Forget a $16.8 trillion cash shortfall. Try $53 trillion!
Although the primary focus of the Trustees’ 276-page annual report is to decipher how monetary, fiscal, and demographic changes could alter the short-term (10-year) and long-term (75-year) outlook for Social Security, the Board also includes what’s known as an infinite horizon projection.
As the name implies, an infinite horizon projection looks well beyond the 75-year mark to estimate the program’s unfunded obligations. Take note that the longer the Trustees look out beyond the 75-year mark, the greater the uncertainty and the higher the chance of variability with the estimate.
With that being said, the 2020 report points to — drum roll — $53 trillion in unfunded obligations in the infinite horizon model.

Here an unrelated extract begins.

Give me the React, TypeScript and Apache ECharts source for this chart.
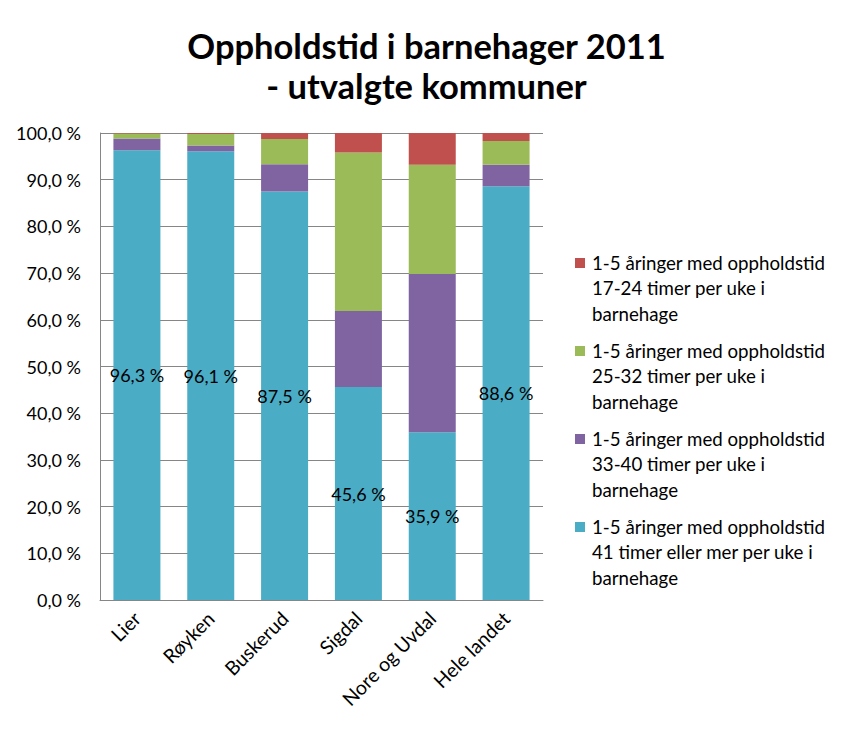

For some context here, that’s up from $32.1 trillion in 2016, $16.1 trillion in the 2010 report, and is approximately three times higher than the estimated long-term capital shortfall of $16.8 trillion that’s been widely touted. This $53 trillion shortfall will equate to an across-the-board reduction in benefits of up to 27% if not dealt with.
Why has the program’s forecast infinite horizon cash shortfall risen by nearly $37 trillion in 12 years? One factor cited by the report was the persistent decline in fertility rates. Social Security relies on the steady replacement of workers to offset those who choose to retire, which means steady or rising birth rates are needed. For the past decade, birth rates have been precipitously declining and show little sign of a rebound.

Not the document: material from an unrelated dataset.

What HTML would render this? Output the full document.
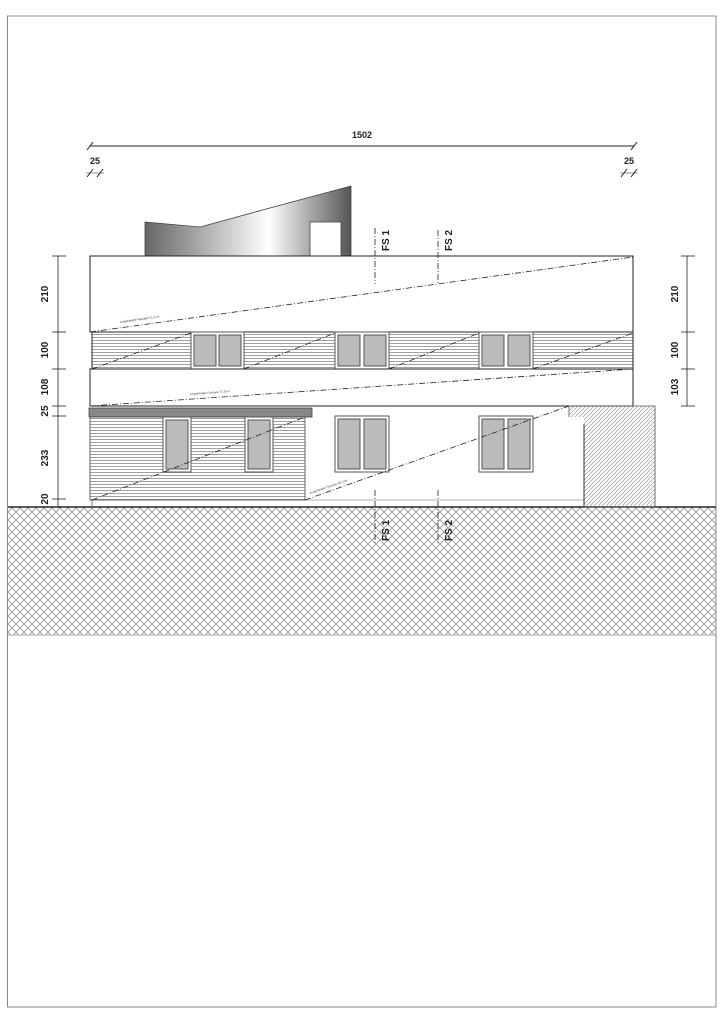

The Trustees also point to a reduction in the real interest rate from 2.5% to 2.3%, as well as the repeal of the Affordable Care Act’s excise tax on employer-sponsored group health insurance premiums, as reasons behind the rapid increase in infinite horizon unfunded obligations. Both of these factors discourage wage growth, and therefore limit future payroll tax collection.

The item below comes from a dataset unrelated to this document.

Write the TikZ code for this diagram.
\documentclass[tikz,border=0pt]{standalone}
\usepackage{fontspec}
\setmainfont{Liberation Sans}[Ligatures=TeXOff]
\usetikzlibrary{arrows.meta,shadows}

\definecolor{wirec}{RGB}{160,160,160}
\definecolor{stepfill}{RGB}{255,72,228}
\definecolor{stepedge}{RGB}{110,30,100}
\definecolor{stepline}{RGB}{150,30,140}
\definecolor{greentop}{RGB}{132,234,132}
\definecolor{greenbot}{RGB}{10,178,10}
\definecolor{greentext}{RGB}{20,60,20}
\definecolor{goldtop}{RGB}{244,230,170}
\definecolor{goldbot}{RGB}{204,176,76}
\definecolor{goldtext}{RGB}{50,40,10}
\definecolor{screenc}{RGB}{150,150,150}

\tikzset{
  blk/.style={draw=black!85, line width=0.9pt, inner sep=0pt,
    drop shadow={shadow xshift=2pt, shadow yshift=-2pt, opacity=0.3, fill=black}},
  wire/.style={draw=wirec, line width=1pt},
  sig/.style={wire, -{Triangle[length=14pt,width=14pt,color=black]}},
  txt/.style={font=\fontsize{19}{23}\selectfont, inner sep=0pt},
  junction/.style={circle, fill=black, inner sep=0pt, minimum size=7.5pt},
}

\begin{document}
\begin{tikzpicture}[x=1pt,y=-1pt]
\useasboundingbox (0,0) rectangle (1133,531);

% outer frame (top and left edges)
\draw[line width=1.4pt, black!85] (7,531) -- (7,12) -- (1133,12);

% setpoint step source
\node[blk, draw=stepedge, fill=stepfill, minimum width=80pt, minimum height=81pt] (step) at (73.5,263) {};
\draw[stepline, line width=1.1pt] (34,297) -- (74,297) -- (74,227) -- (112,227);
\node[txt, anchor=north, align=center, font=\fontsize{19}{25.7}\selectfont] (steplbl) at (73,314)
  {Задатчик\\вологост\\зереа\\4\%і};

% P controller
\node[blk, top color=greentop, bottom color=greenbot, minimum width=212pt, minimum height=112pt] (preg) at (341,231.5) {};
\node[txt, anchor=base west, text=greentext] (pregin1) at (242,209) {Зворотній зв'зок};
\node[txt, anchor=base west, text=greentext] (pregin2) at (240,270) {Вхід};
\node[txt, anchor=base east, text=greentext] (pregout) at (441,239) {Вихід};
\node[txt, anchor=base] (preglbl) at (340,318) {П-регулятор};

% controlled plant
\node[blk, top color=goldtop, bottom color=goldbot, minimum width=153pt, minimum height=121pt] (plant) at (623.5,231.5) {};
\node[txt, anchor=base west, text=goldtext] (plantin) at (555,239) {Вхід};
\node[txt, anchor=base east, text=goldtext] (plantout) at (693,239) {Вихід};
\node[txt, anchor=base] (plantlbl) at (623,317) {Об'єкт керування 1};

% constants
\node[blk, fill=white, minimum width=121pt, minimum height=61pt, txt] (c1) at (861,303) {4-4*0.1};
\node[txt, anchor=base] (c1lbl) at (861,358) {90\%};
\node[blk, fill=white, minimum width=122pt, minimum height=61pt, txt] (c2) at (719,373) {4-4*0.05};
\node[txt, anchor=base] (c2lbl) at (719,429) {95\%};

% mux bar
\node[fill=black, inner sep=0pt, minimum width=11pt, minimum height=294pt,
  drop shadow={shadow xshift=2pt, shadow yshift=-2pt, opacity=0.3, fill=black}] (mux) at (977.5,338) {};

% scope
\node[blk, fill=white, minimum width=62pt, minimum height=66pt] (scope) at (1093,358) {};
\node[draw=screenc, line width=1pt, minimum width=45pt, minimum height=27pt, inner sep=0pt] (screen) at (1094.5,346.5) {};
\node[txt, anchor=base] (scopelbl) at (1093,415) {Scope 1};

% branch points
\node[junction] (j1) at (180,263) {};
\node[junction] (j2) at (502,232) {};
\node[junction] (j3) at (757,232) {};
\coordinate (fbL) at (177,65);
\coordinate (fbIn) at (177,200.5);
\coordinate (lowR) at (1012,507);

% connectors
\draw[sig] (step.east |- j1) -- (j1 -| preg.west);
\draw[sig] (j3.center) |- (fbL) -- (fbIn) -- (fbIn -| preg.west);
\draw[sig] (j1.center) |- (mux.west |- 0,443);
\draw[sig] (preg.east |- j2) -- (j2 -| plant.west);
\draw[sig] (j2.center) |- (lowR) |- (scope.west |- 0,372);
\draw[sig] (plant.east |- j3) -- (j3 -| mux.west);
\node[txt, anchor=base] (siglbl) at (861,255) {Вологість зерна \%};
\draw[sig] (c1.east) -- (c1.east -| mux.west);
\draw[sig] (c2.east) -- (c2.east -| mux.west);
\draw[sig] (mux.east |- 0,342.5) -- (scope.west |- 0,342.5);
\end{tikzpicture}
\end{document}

A bipartisan fix will be needed
The big question is: How do we fix Social Security? According to the Trustees report, “Making Social Security solvent over the infinite horizon requires some combination of increased revenue or reduced benefits for current and future participants amounting to $53 trillion in present value.”
Based on estimates provided by the Board, a payroll tax increase of 4.6 percentage points would resolve this infinite shortfall. In other words, increasing the current payroll tax collection from 12.4% of earned income (up to the maximum taxable earnings cap) to 17% would cover the program’s projected infinite horizon unfunded obligations. For the typical worker who splits their payroll tax liability with their employer, it would mean a tax liability of 8.5% on their earned income, rather than the 6.2% they pay today.
More than likely, however, lawmakers are going to be unable to push through such a large payroll tax increase on working Americans. While polling has shown that workers favor higher tax rates if it means saving Social Security, the magnitude of the tax hike they’re willing to accept is rather small. A “Voice of the People” survey conducted in 2016 found that favorability ended with a personal liability of 6.6%, or 40 basis points higher than it is now. A 7.2% personal liability rate (i.e., a 14.4% overall payroll tax on earned income for employees) had just 19% support among those polled.
In order to provide a lasting fix for Social Security, we’re going to need a bipartisan bill that leans on the core proposal of each party. This means accepting the Democrats’ idea of increasing taxation on the well-to-do to tackle the program’s most immediate cash concerns. It also means counting on the Republicans’ proposal to gradually raise the full retirement age to as high as 70. Only a bipartisan solution can tackle Social Security’s near-term and long-term concerns.
Unfortunately, the longer lawmakers wait to act, the larger this funding obligation shortfall is liable to grow.